#### [Exercise description]
Among the lines of the listing below, retype exactly those from the one containing "Write a web" through the one containing "var nullValue = 0.14;", both included. Do not include pictures.

#### [Task data]

* Start *

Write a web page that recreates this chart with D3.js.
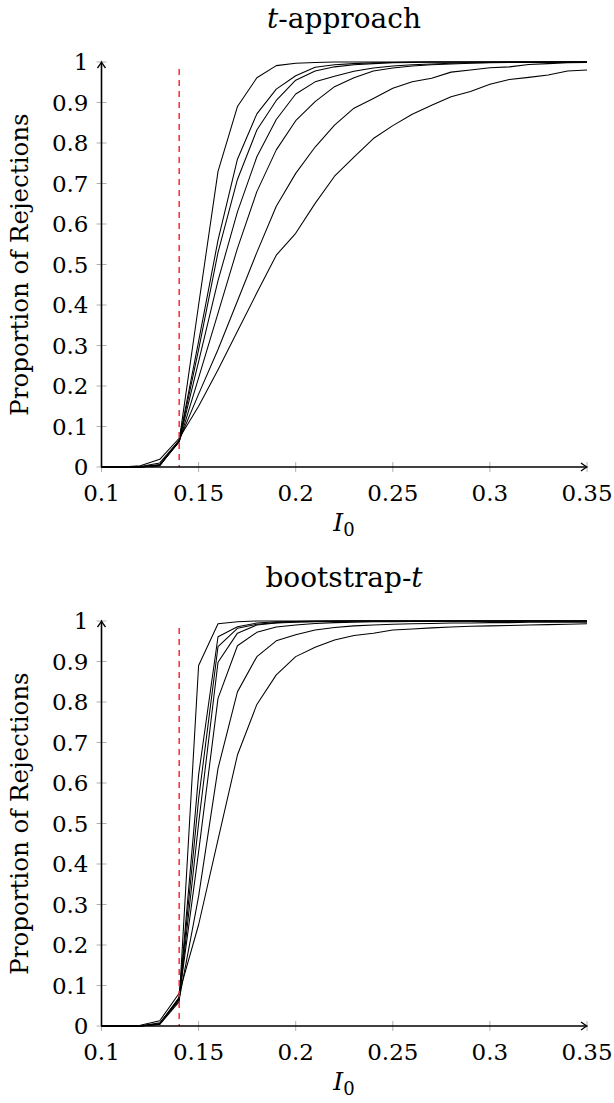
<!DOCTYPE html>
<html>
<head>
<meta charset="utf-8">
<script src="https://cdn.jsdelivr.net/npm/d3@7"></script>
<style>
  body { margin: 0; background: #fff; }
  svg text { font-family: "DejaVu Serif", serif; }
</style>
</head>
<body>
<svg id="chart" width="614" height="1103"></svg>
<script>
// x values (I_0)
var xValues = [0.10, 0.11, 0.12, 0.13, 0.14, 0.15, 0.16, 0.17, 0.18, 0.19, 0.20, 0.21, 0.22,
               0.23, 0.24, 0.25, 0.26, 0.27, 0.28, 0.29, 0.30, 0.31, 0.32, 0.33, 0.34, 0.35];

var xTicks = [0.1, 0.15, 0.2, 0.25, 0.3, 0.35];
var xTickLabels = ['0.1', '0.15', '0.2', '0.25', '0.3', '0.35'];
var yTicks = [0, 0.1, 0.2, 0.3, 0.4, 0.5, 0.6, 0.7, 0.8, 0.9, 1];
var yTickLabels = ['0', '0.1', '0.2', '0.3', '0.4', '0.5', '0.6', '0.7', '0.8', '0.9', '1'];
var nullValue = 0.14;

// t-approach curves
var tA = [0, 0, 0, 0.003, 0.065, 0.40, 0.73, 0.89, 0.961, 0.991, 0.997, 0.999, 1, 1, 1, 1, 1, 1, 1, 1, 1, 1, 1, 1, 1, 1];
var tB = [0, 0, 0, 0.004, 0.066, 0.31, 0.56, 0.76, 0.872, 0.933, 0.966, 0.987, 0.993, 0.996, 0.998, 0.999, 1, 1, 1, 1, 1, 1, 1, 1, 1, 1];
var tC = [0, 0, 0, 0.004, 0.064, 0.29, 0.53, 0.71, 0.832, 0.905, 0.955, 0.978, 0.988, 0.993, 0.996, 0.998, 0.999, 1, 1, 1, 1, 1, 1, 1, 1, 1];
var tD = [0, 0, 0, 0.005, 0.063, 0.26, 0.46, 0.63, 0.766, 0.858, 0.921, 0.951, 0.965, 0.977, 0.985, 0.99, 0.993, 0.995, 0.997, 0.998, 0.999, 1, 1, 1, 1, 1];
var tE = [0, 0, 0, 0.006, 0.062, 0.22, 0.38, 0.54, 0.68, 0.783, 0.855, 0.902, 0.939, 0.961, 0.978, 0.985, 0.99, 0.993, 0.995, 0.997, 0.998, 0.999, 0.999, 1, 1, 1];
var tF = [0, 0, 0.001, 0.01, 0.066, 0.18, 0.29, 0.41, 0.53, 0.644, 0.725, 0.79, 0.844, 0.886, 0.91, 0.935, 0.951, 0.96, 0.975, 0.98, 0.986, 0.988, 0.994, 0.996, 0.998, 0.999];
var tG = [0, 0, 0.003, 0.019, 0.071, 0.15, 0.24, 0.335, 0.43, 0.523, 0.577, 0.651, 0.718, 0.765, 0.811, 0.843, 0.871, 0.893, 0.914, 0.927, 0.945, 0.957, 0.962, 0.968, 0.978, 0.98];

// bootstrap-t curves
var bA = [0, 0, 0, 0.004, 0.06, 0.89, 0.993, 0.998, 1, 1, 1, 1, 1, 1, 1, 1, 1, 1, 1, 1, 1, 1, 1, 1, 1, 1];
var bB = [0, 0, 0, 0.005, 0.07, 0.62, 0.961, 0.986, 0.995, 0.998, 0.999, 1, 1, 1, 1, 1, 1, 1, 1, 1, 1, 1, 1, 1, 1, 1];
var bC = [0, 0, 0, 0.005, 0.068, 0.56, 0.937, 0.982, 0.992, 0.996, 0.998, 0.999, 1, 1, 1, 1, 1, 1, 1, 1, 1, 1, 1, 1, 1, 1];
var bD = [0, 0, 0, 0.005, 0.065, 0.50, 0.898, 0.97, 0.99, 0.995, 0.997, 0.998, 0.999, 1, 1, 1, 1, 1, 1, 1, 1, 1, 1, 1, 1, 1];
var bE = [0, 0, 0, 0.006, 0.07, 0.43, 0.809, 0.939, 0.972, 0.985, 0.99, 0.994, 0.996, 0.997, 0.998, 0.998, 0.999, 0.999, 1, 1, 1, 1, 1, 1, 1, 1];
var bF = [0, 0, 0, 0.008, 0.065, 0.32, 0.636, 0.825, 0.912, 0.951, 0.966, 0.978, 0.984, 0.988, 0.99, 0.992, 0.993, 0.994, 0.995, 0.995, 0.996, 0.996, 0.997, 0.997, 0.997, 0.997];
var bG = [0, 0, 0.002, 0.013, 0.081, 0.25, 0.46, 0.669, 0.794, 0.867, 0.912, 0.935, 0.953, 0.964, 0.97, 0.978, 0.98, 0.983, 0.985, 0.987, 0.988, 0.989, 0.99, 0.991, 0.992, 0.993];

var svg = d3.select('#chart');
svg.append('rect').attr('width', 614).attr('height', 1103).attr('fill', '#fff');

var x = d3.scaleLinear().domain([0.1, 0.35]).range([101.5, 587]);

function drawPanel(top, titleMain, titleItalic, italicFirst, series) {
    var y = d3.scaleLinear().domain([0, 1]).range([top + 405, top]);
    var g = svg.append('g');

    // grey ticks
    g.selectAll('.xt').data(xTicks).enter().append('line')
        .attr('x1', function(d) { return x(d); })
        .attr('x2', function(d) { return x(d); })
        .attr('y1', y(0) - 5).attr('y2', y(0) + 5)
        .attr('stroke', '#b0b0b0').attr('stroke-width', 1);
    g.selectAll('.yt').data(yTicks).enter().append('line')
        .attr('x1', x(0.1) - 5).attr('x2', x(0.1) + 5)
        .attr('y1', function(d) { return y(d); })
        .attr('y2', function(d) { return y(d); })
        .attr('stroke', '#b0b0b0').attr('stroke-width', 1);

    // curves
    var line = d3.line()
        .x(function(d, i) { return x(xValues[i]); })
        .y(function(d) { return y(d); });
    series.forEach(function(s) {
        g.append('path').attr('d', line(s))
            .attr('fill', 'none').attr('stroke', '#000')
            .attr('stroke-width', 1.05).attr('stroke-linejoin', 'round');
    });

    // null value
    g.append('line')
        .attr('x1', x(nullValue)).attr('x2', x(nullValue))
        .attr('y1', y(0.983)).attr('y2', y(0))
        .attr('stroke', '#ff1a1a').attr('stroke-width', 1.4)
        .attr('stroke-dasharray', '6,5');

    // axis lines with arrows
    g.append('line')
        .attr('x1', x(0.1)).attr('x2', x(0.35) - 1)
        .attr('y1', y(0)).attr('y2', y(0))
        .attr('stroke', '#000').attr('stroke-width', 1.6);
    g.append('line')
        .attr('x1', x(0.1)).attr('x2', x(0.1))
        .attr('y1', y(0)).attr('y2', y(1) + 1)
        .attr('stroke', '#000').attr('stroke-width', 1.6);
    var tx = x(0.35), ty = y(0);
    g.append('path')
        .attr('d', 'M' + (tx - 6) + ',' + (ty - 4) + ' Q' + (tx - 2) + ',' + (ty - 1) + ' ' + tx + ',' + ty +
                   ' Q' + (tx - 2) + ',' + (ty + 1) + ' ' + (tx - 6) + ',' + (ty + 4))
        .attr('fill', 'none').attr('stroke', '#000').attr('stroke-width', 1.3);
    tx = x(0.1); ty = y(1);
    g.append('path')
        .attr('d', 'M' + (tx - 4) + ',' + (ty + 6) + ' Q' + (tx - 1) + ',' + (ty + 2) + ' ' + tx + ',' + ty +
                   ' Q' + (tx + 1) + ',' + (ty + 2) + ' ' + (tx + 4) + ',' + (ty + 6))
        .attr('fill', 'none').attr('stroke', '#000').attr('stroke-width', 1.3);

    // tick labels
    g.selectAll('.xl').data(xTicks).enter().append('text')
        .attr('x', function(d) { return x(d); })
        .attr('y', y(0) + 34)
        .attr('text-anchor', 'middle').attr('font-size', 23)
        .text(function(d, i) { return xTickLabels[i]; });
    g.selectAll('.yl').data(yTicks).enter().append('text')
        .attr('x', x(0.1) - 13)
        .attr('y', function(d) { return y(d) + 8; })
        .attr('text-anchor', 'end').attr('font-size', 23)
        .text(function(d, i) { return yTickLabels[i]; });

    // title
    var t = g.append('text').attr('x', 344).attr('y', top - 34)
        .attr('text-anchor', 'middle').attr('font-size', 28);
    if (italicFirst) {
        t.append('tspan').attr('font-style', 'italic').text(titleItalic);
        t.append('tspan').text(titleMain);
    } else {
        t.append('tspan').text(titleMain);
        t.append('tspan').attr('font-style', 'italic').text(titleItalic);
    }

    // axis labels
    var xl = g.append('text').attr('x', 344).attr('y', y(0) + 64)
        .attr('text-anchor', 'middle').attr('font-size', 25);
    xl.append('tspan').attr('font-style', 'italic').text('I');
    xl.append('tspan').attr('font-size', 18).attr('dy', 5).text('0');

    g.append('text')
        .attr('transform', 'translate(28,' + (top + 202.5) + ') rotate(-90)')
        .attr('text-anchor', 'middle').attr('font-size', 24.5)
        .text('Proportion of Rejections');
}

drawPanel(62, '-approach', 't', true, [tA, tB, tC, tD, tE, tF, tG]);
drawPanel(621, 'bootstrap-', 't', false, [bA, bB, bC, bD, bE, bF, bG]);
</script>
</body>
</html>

* End *
* Start *

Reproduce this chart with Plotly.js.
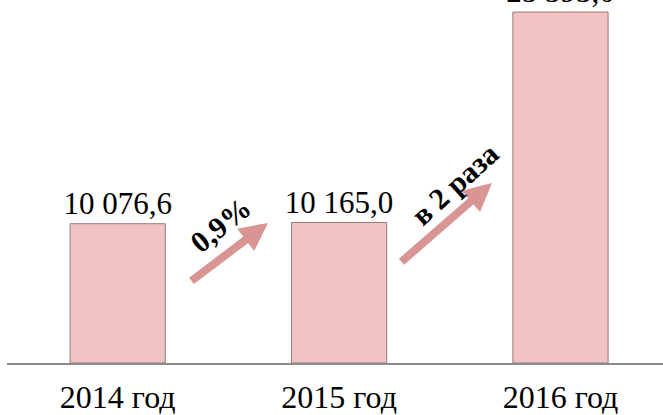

* End *

#### [Reply]
Write a web page that recreates this chart with D3.js.
<!DOCTYPE html>
<html>
<head>
<meta charset="utf-8">
<script src="https://cdn.jsdelivr.net/npm/d3@7"></script>
<style>
  body { margin: 0; background: #fff; }
  svg text { font-family: "DejaVu Serif", serif; }
</style>
</head>
<body>
<svg id="chart" width="614" height="1103"></svg>
<script>
// x values (I_0)
var xValues = [0.10, 0.11, 0.12, 0.13, 0.14, 0.15, 0.16, 0.17, 0.18, 0.19, 0.20, 0.21, 0.22,
               0.23, 0.24, 0.25, 0.26, 0.27, 0.28, 0.29, 0.30, 0.31, 0.32, 0.33, 0.34, 0.35];

var xTicks = [0.1, 0.15, 0.2, 0.25, 0.3, 0.35];
var xTickLabels = ['0.1', '0.15', '0.2', '0.25', '0.3', '0.35'];
var yTicks = [0, 0.1, 0.2, 0.3, 0.4, 0.5, 0.6, 0.7, 0.8, 0.9, 1];
var yTickLabels = ['0', '0.1', '0.2', '0.3', '0.4', '0.5', '0.6', '0.7', '0.8', '0.9', '1'];
var nullValue = 0.14;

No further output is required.